It’s that magical time of year where squash of all shapes and sizes is everywhere: it’s in coffee, it’s on doorsteps, and most importantly, it’s overflowing at the farmers market for less than sixty cents a pound.
I am obsessed.
I would eat only squash at every meal if I wasn’t worried about turning orange (that’s a thing, right?), or if I didn’t place so much value on variety. I get around this by adding squash to other dishes, like these Stuffed Squash Medallions or these cookies. I also like taking chunks of the roasted yumminess and sautéing them quickly in a miso-tamari sauce. It makes them like candy. I will share that recipe soon… although it’s so simple, you could probably go improvise it right now and have it turn out brilliantly.

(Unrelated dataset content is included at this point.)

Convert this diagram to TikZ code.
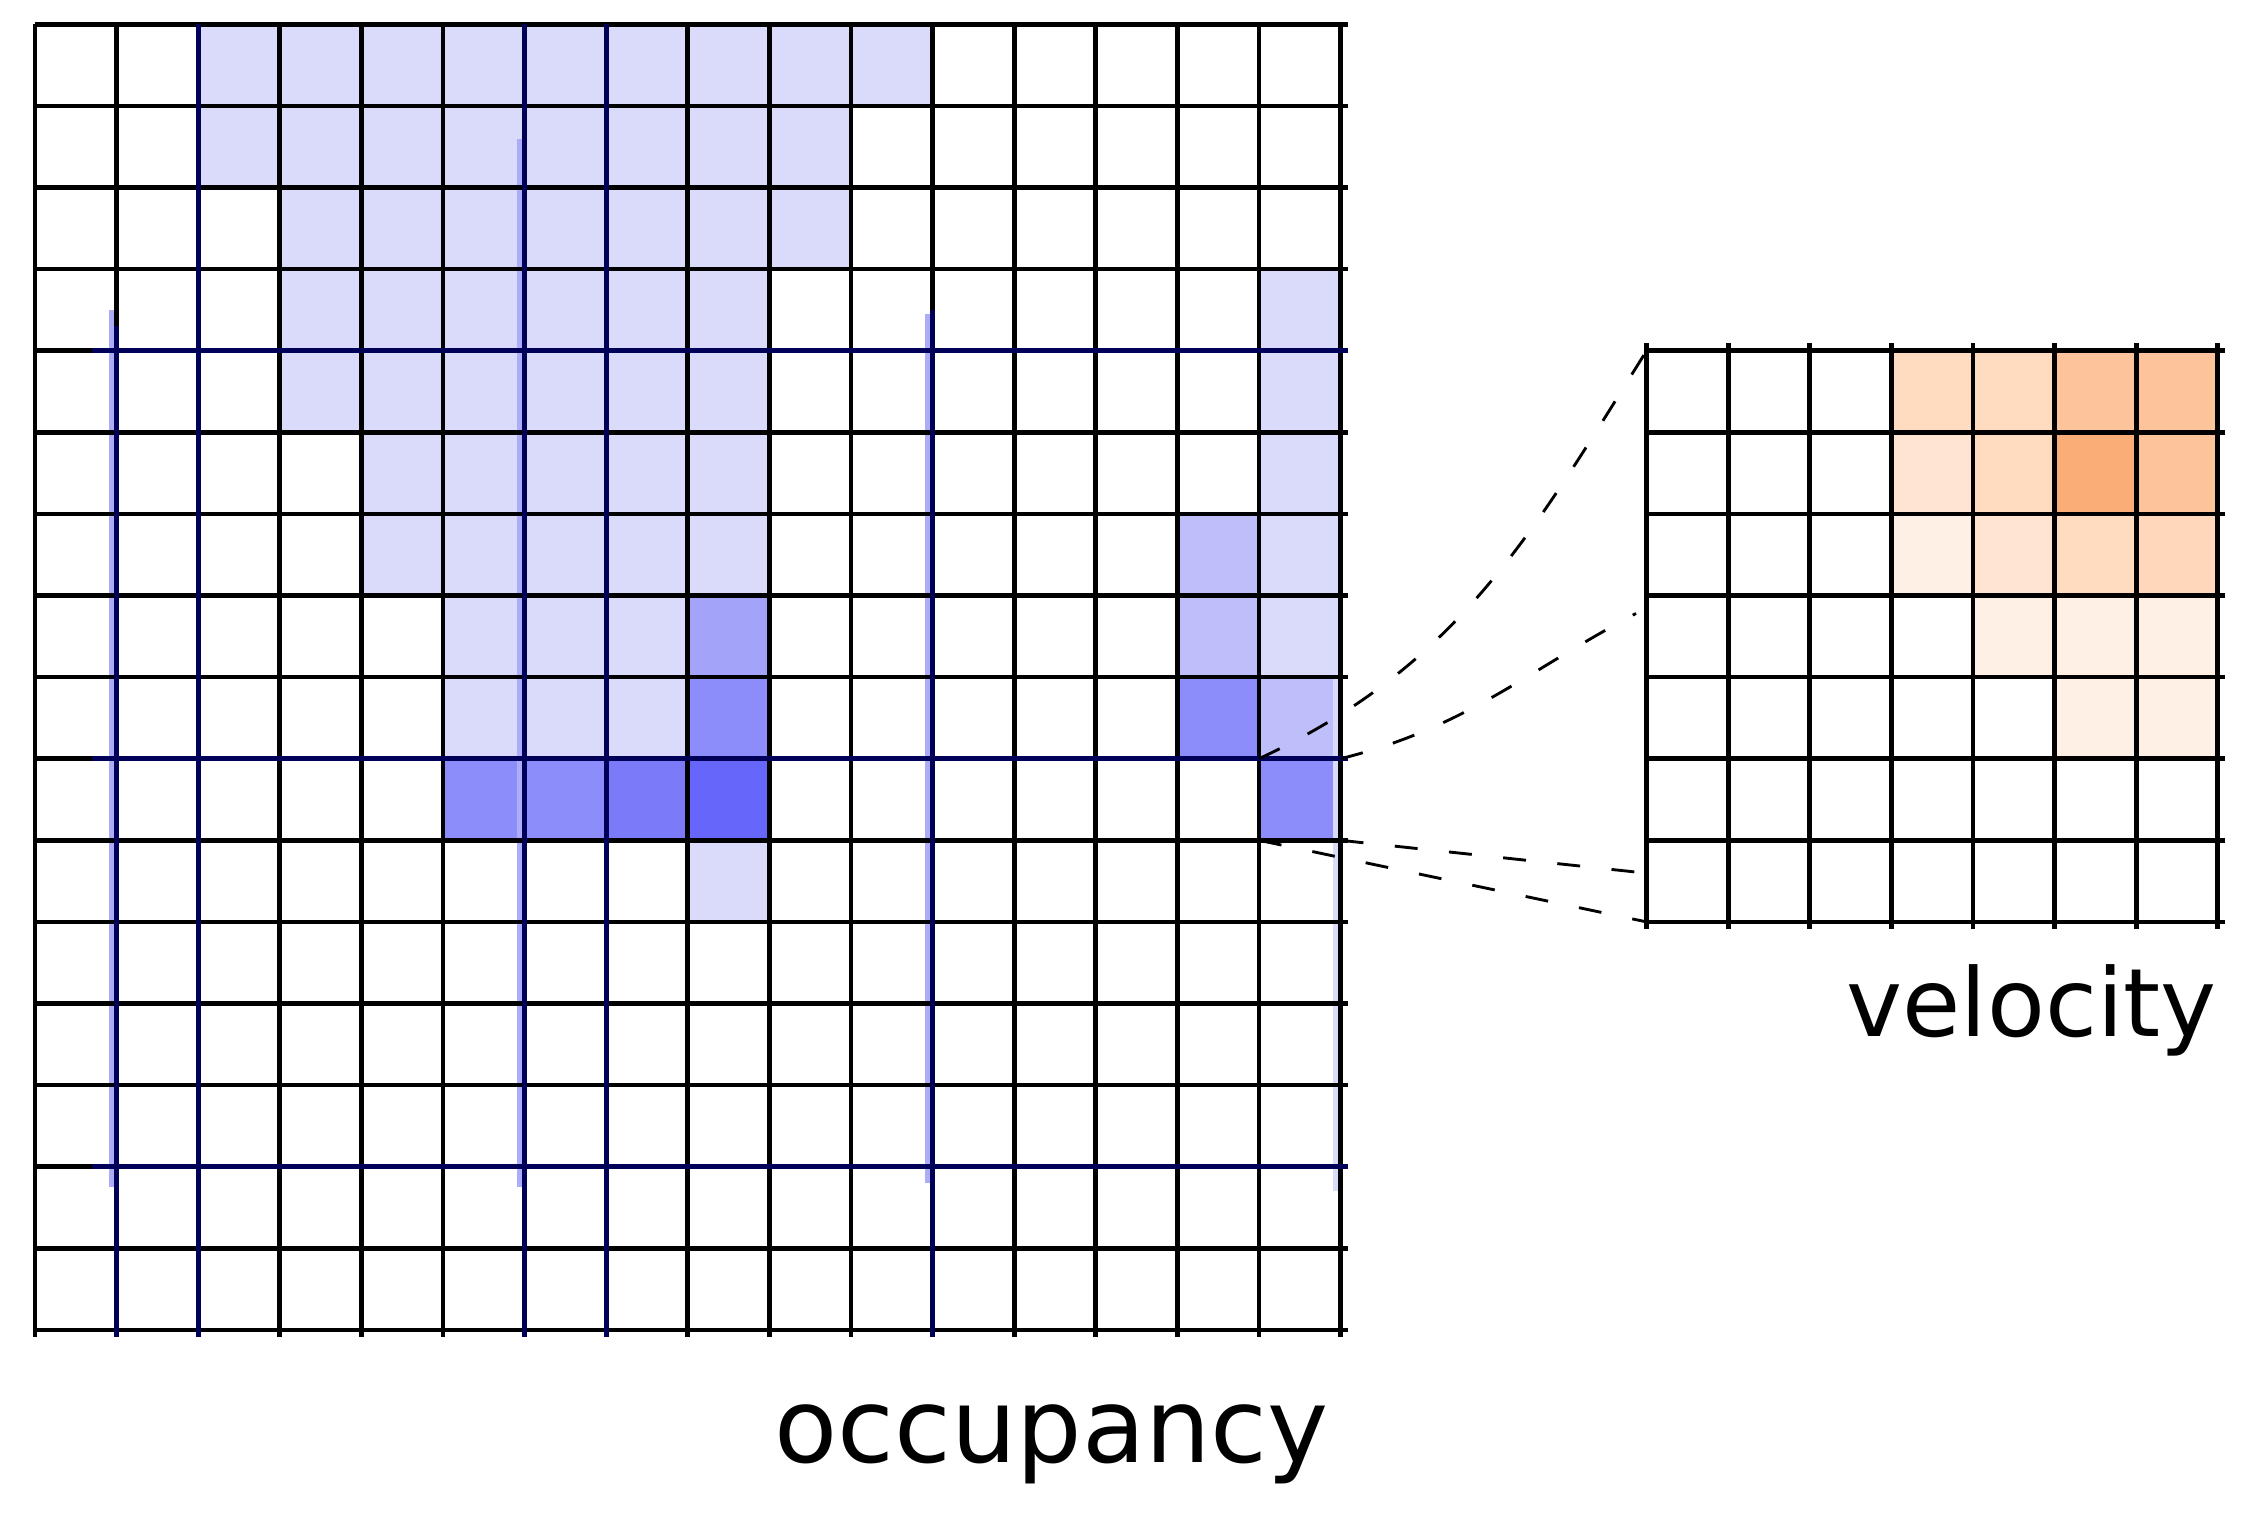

By far, the easiest and most autumnally nourishing way to use a big ole’ roasted squash is to make a soup. (Purees and squash? I’m in heaven.)
You can use any variety you dig. I've tried this with Blue Hubbard, Kabocha and Acorn, in addition to the Butternut shown here. All are delicious, just with a slightly different flavor and texture.
Because roasting the squash itself isn’t super labor-intensive [peel – or don’t -, pat with oil, roast for 40-50 minutes until tender], and you can tackle the other stove top steps (sautéing onions and garlic), or another dish while you wait, this meal comes together uber-quickly.
- Great source of Vitamin A
- Great source of fiber
- Great source of gentle sweetness (and more natural sweetness throughout the day curbs intense refined sugar cravings)
- Energy dense, with lots of useable complex carbohydrates
- Easy to make in a batch
- Generates lots of leftovers
- The soup is a versatile base onto which you can layer other flavors or textures. Curried squash soup or thai-basil coconut squash soup, anyone? Same base, different additions. Delish.
Once you’ve roasted up your squash, throw your slightly cooled squash cubes into the food processor with your remaining ingredients and blend until smooth.
If serving right away, feel free to heat your portions in a pot on the stove, or serve chilled as a squash gazpacho. This keeps really well in the fridge for up to 4 days, and makes a great portable lunch option. I’ve also been eating the leftovers before the gym in the morning: hellllooooo energy!
Add a sprinkle of chopped nuts for fun texture, or finely chop some fresh herbs (basil? thyme? sage?) on top.
- 1 medium butternut squash, peeled and cubed (about 3 cups of cubes)
- olive oil
- 1 large onion, diced
- 3 cloves garlic, minced
- 2" fresh ginger
- 3/4 cup cooked split peas
- 1 tbsp curry powder
- 1 1/2 tsp salt
- pepper to taste
- 1 1/2 cup water (or more, depending on your preference)
- 1. Preheat oven to 350F.
- 2. Toss squash with 1- 1 1/2 tbsp olive oil until thoroughly coated and transfer to a foil-lined baking sheet. Place in the oven and roast for ~30 minutes until tender.
- **If your split peas are not already cooked, put them on to cook now. They should take roughly the same amount of time as your squash. If your split peas are already cooked, ie. you're using canned or leftovers, move on to Step 3.
- 3. In the meantime, heat oil in a medium skillet and add garlic and curry powder. Cook for 30 seconds, until fragrant, then add onions and ginger. Sautee together over medium-low heat for 10 minutes until soft and translucent. Transfer to a food processor or blender.
- 4. When squash is done, remove from the oven and transfer to your food processor.
- 5. Add split peas and salt, then begin blending. With the food processor still running, slowly pour in water until your soup reaches your desired consistency.
- 6. Once smooth, pour your soup into a sauce pan and warm up over medium heat. Adjust salt and pepper to taste, then serve.